- Given material -
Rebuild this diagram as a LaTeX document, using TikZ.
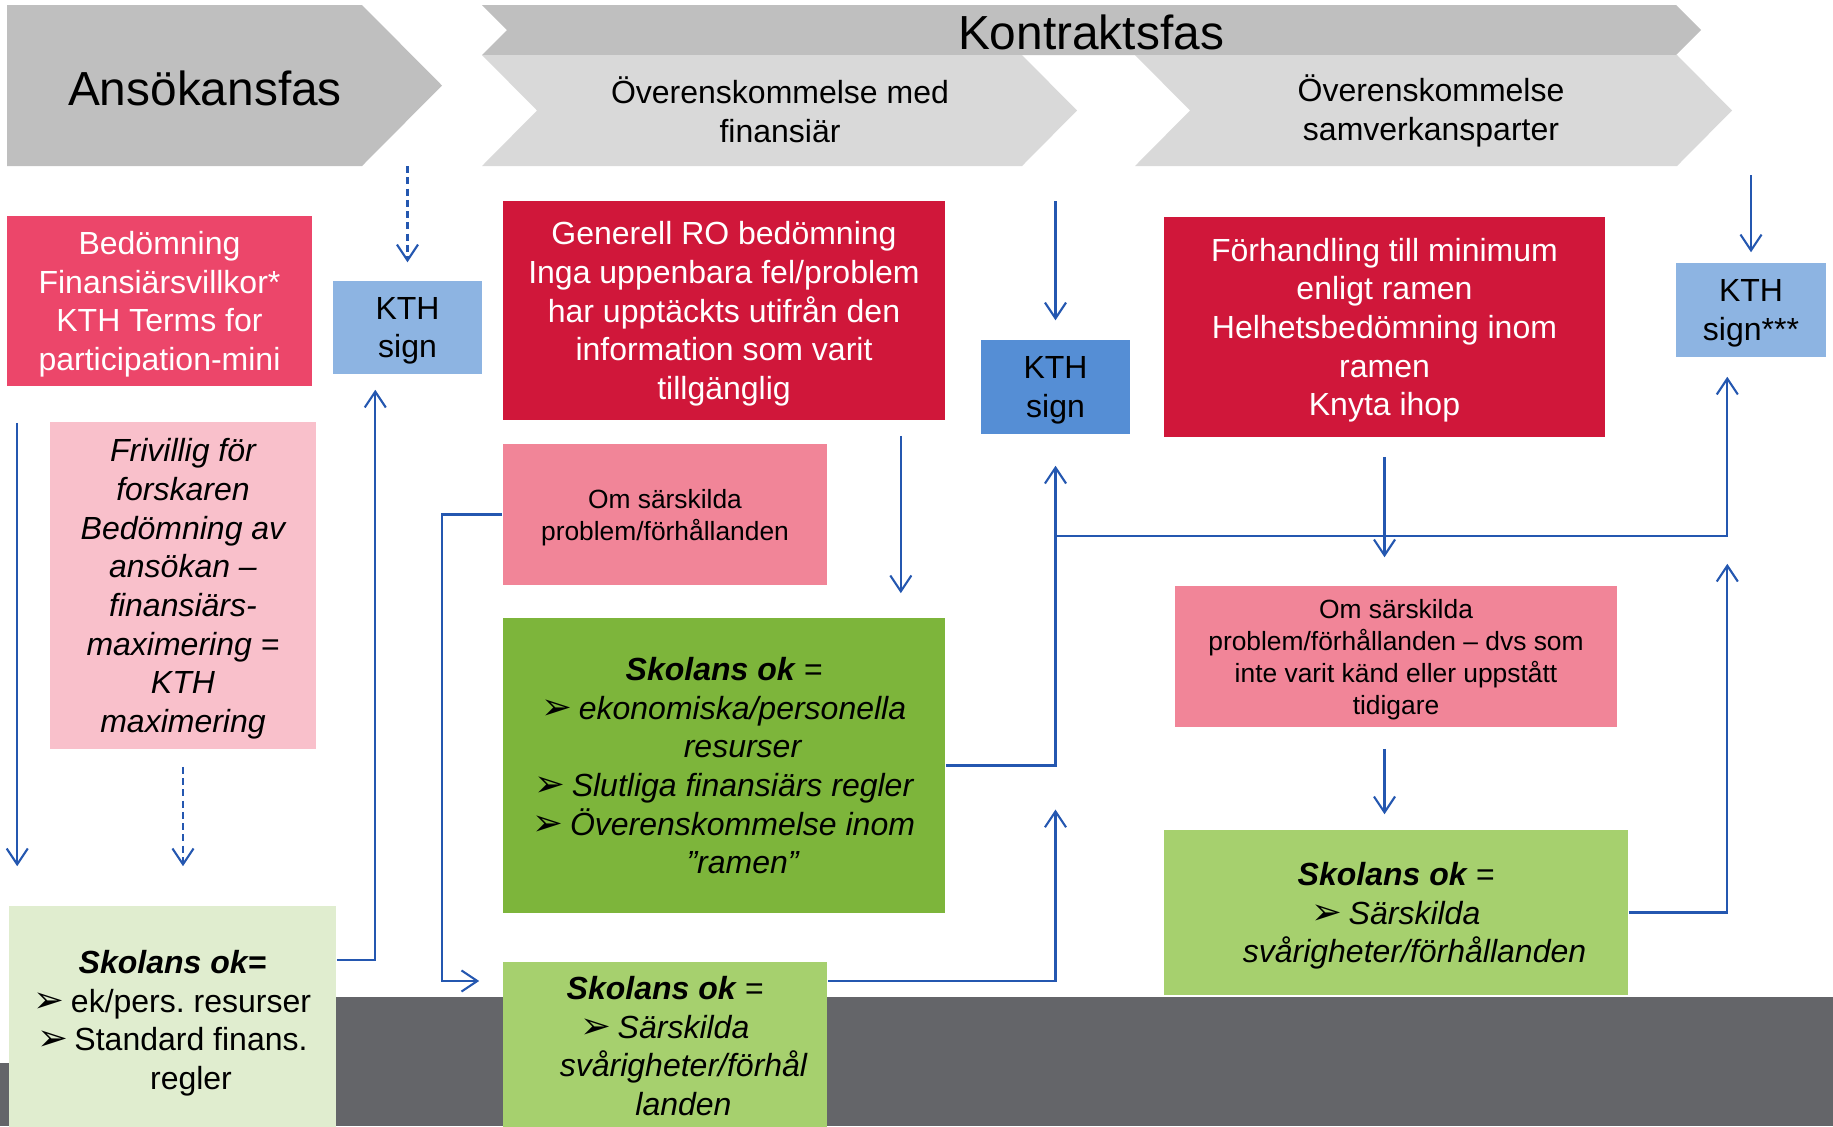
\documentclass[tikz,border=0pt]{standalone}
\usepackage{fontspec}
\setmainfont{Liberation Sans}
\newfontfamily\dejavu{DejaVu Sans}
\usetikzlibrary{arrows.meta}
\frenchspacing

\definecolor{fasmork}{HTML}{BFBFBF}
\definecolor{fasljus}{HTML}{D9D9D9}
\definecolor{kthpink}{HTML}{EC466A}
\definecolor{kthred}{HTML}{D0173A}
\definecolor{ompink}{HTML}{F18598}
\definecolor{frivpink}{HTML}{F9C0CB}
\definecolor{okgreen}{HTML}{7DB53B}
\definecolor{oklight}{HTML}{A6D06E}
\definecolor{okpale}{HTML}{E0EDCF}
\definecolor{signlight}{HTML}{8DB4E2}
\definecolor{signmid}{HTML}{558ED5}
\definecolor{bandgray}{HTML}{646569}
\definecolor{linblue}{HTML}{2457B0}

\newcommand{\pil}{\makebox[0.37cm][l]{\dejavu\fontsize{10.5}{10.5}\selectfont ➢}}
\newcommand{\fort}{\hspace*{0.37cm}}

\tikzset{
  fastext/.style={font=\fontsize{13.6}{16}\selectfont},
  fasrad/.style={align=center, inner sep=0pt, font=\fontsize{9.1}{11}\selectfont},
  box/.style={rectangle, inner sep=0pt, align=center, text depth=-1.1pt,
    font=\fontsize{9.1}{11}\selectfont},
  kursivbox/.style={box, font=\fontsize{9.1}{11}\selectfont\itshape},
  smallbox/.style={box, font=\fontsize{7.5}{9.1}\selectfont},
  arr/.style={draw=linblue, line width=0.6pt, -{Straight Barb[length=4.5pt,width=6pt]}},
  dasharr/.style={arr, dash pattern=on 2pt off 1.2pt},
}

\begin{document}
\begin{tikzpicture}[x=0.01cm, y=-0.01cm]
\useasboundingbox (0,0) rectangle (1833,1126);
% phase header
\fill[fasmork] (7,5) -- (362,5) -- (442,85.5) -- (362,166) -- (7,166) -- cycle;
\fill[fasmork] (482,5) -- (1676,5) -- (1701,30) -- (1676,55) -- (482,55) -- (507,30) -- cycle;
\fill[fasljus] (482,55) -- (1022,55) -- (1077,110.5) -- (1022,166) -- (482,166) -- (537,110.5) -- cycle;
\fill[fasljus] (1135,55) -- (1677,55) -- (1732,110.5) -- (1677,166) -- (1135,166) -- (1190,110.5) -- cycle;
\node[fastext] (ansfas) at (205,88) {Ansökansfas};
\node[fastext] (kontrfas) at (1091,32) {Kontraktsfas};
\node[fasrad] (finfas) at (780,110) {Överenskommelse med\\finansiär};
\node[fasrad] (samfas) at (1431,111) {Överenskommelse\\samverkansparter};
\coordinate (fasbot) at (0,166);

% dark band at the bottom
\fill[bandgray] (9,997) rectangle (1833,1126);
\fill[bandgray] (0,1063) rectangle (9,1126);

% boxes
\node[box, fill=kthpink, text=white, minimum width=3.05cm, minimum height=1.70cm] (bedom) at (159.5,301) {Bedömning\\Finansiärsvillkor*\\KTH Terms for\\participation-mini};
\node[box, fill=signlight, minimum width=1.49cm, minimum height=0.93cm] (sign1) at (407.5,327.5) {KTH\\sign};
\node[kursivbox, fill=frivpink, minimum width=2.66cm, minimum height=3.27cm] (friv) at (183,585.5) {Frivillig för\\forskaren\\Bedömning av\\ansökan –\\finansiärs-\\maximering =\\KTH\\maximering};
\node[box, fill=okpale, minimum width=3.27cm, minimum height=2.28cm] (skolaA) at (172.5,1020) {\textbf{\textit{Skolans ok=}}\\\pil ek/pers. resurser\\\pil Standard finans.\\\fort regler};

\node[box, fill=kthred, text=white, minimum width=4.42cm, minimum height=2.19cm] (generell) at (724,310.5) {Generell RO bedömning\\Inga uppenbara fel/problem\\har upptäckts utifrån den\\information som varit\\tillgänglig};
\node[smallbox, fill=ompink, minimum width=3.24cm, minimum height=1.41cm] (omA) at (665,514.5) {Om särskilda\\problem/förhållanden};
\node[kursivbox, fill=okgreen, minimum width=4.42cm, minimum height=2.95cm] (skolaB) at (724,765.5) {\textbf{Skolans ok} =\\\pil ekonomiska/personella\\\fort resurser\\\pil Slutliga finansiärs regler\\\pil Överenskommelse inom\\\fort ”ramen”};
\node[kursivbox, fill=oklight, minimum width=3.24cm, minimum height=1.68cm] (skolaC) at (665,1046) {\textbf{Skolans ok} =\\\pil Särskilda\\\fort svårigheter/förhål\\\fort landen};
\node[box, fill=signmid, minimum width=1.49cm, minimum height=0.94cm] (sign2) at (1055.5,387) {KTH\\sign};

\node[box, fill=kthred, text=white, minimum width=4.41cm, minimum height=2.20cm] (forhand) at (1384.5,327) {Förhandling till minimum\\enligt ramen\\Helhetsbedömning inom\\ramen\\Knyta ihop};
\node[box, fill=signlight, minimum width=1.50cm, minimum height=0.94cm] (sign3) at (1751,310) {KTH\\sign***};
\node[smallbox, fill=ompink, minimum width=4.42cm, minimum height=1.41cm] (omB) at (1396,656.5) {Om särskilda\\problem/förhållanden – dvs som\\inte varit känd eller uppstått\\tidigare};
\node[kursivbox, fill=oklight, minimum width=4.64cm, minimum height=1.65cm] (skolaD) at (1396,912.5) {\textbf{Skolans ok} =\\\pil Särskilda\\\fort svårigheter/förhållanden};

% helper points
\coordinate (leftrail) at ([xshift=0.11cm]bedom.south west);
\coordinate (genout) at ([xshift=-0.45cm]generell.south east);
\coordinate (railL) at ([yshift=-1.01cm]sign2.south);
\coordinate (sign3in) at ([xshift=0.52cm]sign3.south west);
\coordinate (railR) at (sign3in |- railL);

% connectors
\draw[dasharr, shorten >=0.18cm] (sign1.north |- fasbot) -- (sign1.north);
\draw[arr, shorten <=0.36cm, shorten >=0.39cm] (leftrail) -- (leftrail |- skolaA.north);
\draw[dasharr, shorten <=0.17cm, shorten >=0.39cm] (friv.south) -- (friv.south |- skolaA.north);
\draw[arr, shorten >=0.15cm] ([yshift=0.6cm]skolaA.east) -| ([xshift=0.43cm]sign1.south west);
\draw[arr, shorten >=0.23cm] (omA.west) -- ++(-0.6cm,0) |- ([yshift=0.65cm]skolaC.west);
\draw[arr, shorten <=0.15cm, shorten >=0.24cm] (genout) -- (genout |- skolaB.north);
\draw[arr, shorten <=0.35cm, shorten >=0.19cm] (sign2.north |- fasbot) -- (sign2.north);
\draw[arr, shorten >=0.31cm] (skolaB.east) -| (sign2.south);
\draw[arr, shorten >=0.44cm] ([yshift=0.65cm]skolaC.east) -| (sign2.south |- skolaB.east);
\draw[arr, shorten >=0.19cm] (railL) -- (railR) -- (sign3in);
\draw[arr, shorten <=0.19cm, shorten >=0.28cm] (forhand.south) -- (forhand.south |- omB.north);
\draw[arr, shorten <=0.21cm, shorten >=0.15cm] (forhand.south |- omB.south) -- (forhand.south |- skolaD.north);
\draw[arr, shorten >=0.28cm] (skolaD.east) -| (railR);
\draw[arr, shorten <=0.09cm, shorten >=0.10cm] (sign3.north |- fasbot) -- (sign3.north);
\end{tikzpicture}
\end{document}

- Set problem -
All of the data above should be quoted exactly, except for the pictures.

- Finished exercise -
Rebuild this diagram as a LaTeX document, using TikZ.
\documentclass[tikz,border=0pt]{standalone}
\usepackage{fontspec}
\setmainfont{Liberation Sans}
\newfontfamily\dejavu{DejaVu Sans}
\usetikzlibrary{arrows.meta}
\frenchspacing

\definecolor{fasmork}{HTML}{BFBFBF}
\definecolor{fasljus}{HTML}{D9D9D9}
\definecolor{kthpink}{HTML}{EC466A}
\definecolor{kthred}{HTML}{D0173A}
\definecolor{ompink}{HTML}{F18598}
\definecolor{frivpink}{HTML}{F9C0CB}
\definecolor{okgreen}{HTML}{7DB53B}
\definecolor{oklight}{HTML}{A6D06E}
\definecolor{okpale}{HTML}{E0EDCF}
\definecolor{signlight}{HTML}{8DB4E2}
\definecolor{signmid}{HTML}{558ED5}
\definecolor{bandgray}{HTML}{646569}
\definecolor{linblue}{HTML}{2457B0}

\newcommand{\pil}{\makebox[0.37cm][l]{\dejavu\fontsize{10.5}{10.5}\selectfont ➢}}
\newcommand{\fort}{\hspace*{0.37cm}}

\tikzset{
  fastext/.style={font=\fontsize{13.6}{16}\selectfont},
  fasrad/.style={align=center, inner sep=0pt, font=\fontsize{9.1}{11}\selectfont},
  box/.style={rectangle, inner sep=0pt, align=center, text depth=-1.1pt,
    font=\fontsize{9.1}{11}\selectfont},
  kursivbox/.style={box, font=\fontsize{9.1}{11}\selectfont\itshape},
  smallbox/.style={box, font=\fontsize{7.5}{9.1}\selectfont},
  arr/.style={draw=linblue, line width=0.6pt, -{Straight Barb[length=4.5pt,width=6pt]}},
  dasharr/.style={arr, dash pattern=on 2pt off 1.2pt},
}

\begin{document}
\begin{tikzpicture}[x=0.01cm, y=-0.01cm]
\useasboundingbox (0,0) rectangle (1833,1126);
% phase header
\fill[fasmork] (7,5) -- (362,5) -- (442,85.5) -- (362,166) -- (7,166) -- cycle;
\fill[fasmork] (482,5) -- (1676,5) -- (1701,30) -- (1676,55) -- (482,55) -- (507,30) -- cycle;
\fill[fasljus] (482,55) -- (1022,55) -- (1077,110.5) -- (1022,166) -- (482,166) -- (537,110.5) -- cycle;
\fill[fasljus] (1135,55) -- (1677,55) -- (1732,110.5) -- (1677,166) -- (1135,166) -- (1190,110.5) -- cycle;
\node[fastext] (ansfas) at (205,88) {Ansökansfas};
\node[fastext] (kontrfas) at (1091,32) {Kontraktsfas};
\node[fasrad] (finfas) at (780,110) {Överenskommelse med\\finansiär};
\node[fasrad] (samfas) at (1431,111) {Överenskommelse\\samverkansparter};
\coordinate (fasbot) at (0,166);

% dark band at the bottom
\fill[bandgray] (9,997) rectangle (1833,1126);
\fill[bandgray] (0,1063) rectangle (9,1126);

% boxes
\node[box, fill=kthpink, text=white, minimum width=3.05cm, minimum height=1.70cm] (bedom) at (159.5,301) {Bedömning\\Finansiärsvillkor*\\KTH Terms for\\participation-mini};
\node[box, fill=signlight, minimum width=1.49cm, minimum height=0.93cm] (sign1) at (407.5,327.5) {KTH\\sign};
\node[kursivbox, fill=frivpink, minimum width=2.66cm, minimum height=3.27cm] (friv) at (183,585.5) {Frivillig för\\forskaren\\Bedömning av\\ansökan –\\finansiärs-\\maximering =\\KTH\\maximering};
\node[box, fill=okpale, minimum width=3.27cm, minimum height=2.28cm] (skolaA) at (172.5,1020) {\textbf{\textit{Skolans ok=}}\\\pil ek/pers. resurser\\\pil Standard finans.\\\fort regler};

\node[box, fill=kthred, text=white, minimum width=4.42cm, minimum height=2.19cm] (generell) at (724,310.5) {Generell RO bedömning\\Inga uppenbara fel/problem\\har upptäckts utifrån den\\information som varit\\tillgänglig};
\node[smallbox, fill=ompink, minimum width=3.24cm, minimum height=1.41cm] (omA) at (665,514.5) {Om särskilda\\problem/förhållanden};
\node[kursivbox, fill=okgreen, minimum width=4.42cm, minimum height=2.95cm] (skolaB) at (724,765.5) {\textbf{Skolans ok} =\\\pil ekonomiska/personella\\\fort resurser\\\pil Slutliga finansiärs regler\\\pil Överenskommelse inom\\\fort ”ramen”};
\node[kursivbox, fill=oklight, minimum width=3.24cm, minimum height=1.68cm] (skolaC) at (665,1046) {\textbf{Skolans ok} =\\\pil Särskilda\\\fort svårigheter/förhål\\\fort landen};
\node[box, fill=signmid, minimum width=1.49cm, minimum height=0.94cm] (sign2) at (1055.5,387) {KTH\\sign};

\node[box, fill=kthred, text=white, minimum width=4.41cm, minimum height=2.20cm] (forhand) at (1384.5,327) {Förhandling till minimum\\enligt ramen\\Helhetsbedömning inom\\ramen\\Knyta ihop};
\node[box, fill=signlight, minimum width=1.50cm, minimum height=0.94cm] (sign3) at (1751,310) {KTH\\sign***};
\node[smallbox, fill=ompink, minimum width=4.42cm, minimum height=1.41cm] (omB) at (1396,656.5) {Om särskilda\\problem/förhållanden – dvs som\\inte varit känd eller uppstått\\tidigare};
\node[kursivbox, fill=oklight, minimum width=4.64cm, minimum height=1.65cm] (skolaD) at (1396,912.5) {\textbf{Skolans ok} =\\\pil Särskilda\\\fort svårigheter/förhållanden};

% helper points
\coordinate (leftrail) at ([xshift=0.11cm]bedom.south west);
\coordinate (genout) at ([xshift=-0.45cm]generell.south east);
\coordinate (railL) at ([yshift=-1.01cm]sign2.south);
\coordinate (sign3in) at ([xshift=0.52cm]sign3.south west);
\coordinate (railR) at (sign3in |- railL);

% connectors
\draw[dasharr, shorten >=0.18cm] (sign1.north |- fasbot) -- (sign1.north);
\draw[arr, shorten <=0.36cm, shorten >=0.39cm] (leftrail) -- (leftrail |- skolaA.north);
\draw[dasharr, shorten <=0.17cm, shorten >=0.39cm] (friv.south) -- (friv.south |- skolaA.north);
\draw[arr, shorten >=0.15cm] ([yshift=0.6cm]skolaA.east) -| ([xshift=0.43cm]sign1.south west);
\draw[arr, shorten >=0.23cm] (omA.west) -- ++(-0.6cm,0) |- ([yshift=0.65cm]skolaC.west);
\draw[arr, shorten <=0.15cm, shorten >=0.24cm] (genout) -- (genout |- skolaB.north);
\draw[arr, shorten <=0.35cm, shorten >=0.19cm] (sign2.north |- fasbot) -- (sign2.north);
\draw[arr, shorten >=0.31cm] (skolaB.east) -| (sign2.south);
\draw[arr, shorten >=0.44cm] ([yshift=0.65cm]skolaC.east) -| (sign2.south |- skolaB.east);
\draw[arr, shorten >=0.19cm] (railL) -- (railR) -- (sign3in);
\draw[arr, shorten <=0.19cm, shorten >=0.28cm] (forhand.south) -- (forhand.south |- omB.north);
\draw[arr, shorten <=0.21cm, shorten >=0.15cm] (forhand.south |- omB.south) -- (forhand.south |- skolaD.north);
\draw[arr, shorten >=0.28cm] (skolaD.east) -| (railR);
\draw[arr, shorten <=0.09cm, shorten >=0.10cm] (sign3.north |- fasbot) -- (sign3.north);
\end{tikzpicture}
\end{document}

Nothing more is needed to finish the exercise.